Market! What Market? We do not look at market needs. We make proposals to people.
—Ernesto Gismondi, chairman of Artemide
Verganti does not subscribe to the user-centered design philosophy because he believes that radical innovation of meanings can best be brought about by a design discourse based on a strong vision by the firm offering the product. Users can typically only tell you about what is lacking in their current context–it is difficult for a focus group to provide a compelling vision. While user-centered design is observational, design driven innovation is participatory and involves deep research and time needed to develop a radically new meaning. The ability to develop and sustain the critical relationships with external “interpreters” is another key characteristic of design driven innovation.
A lot of times people don’t know what they want until you show it to them.
–Steve Jobs
There are two common innovation strategies: quantum leaps in product performance created by breakthrough technologies and incremental improvements enabled by key insights into the needs of users. The third way is to radically innovate meaning by using design driven innovation.
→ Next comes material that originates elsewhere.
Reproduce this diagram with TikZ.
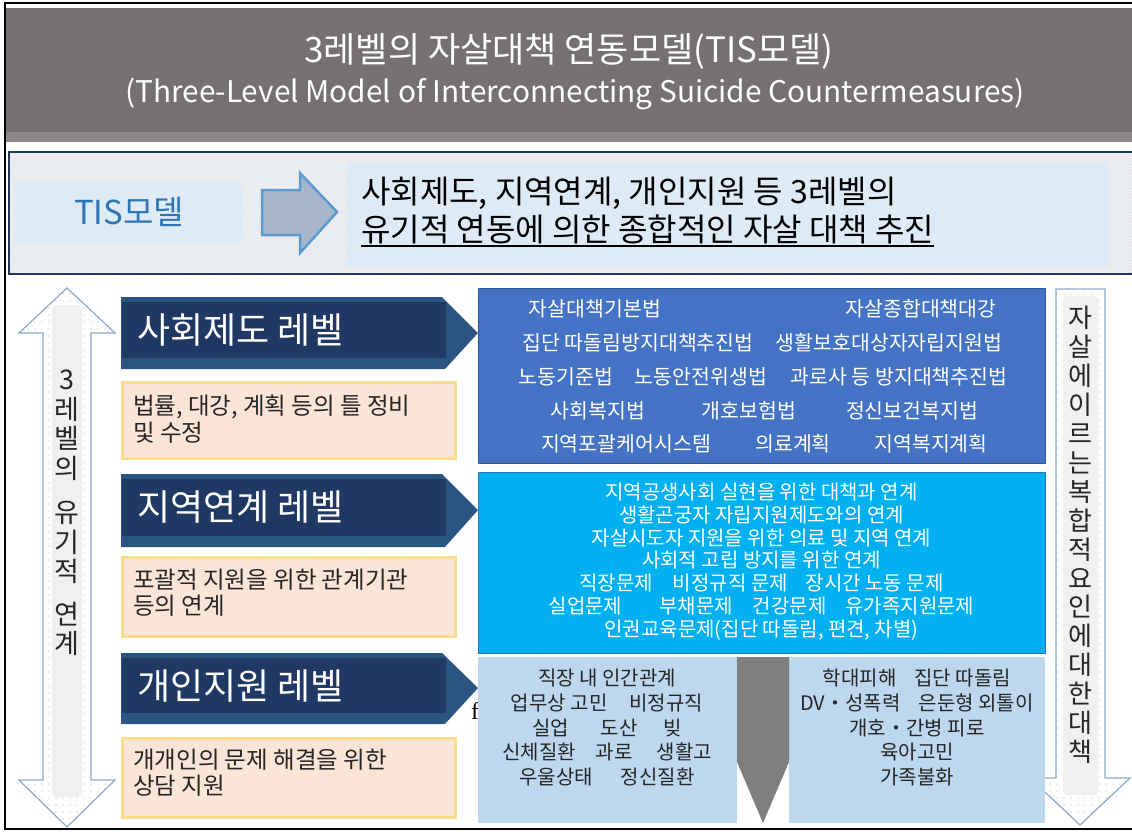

Examples are lamp whose meaning is not just being a beautiful object but a light that makes you feel better or athletic shoes that have more meaning than being simply inexpensive versions of leather shoes. The meaning of coffee shops was radically changed by Starbucks as the company evolved the experience of coffee and created a “third place”.
The dimension of meaning that products encompass is as important as the utilitarian and functional attributes. Although design driven innovation cannot guarantee that a given meaning will be taken up by an audience, it does provide a foundation for creating the meaning that will equate to a “proposal.” The meaning that is contained within a product is more powerful than the utilitarian innovation which is enabled through feature and function improvement.